Teachers can feel wary of the word ‘love’ around children but pedagogical love translates as professional care and support, being a constant in a child’s life and having a “diet of positive resonance“. Teachers and children spend more time together than with their own families so naturally bonds will develop whereby children come to see their teachers as part of their family.

Mary Dennis (2012) found in her research that love has to be present in a classroom and without it children don’t do as well. She found the teachers she studied all said “showing affection and making personal connections with students were vital in a child’s success.”
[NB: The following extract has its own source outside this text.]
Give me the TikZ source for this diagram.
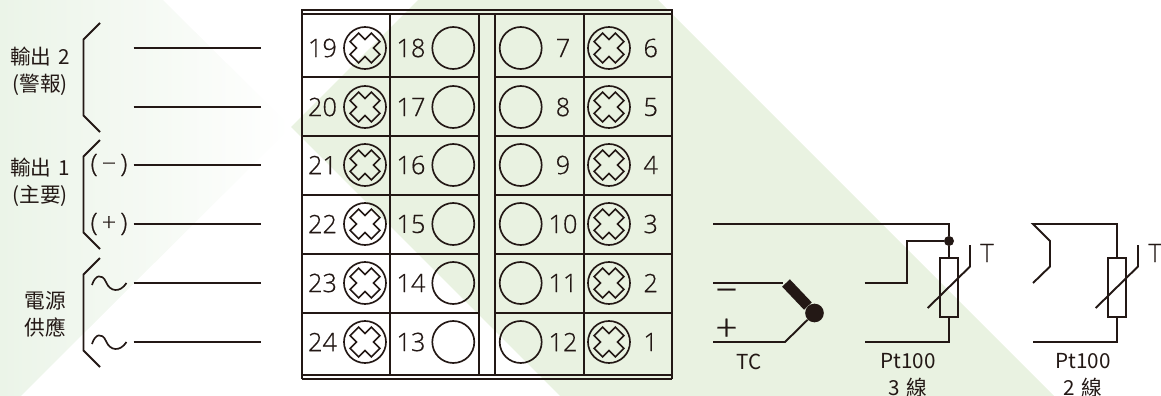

She studied what it means to love a child in the context of the classroom and found it a multi-dimensional concept that presented itself in a variety of ways – see page 65 and Figure 7- Ways in Which the Participants Exhibited Love. The diversity of pedagogical love makes it hard to define but Dennis refers to Joan Wink and Dawn Wink (2004) in their book Teaching passionately; what’s love got to do with it? who say

What does the face of love look like in a classroom? It turns out that it is highly diverse. The face of love in a classroom can be deep and abiding respect for people and for learning; it can demonstrate safety. It can radiate a freedom to think, to grow, to question. The face of love for learning can be quiet, thoughtful, and reflective. Love can also be lively and fun. Love in the classroom is as diverse and complex as the learners and their needs and the perspectives, experiences and philosophies of the instructor. Love can connect the teacher, students and curriculum.

So the bottom line is actually all about pedagogical love and being “affective pedagogues” (Patience, 2008). You’ve got to love your pupils and love your job – if you don’t then it shows. As Dennis (2012) argues, we don’t get training in pedagogical love but if it was offered to all trainee teachers then it would likely have “a transformative effect on education”.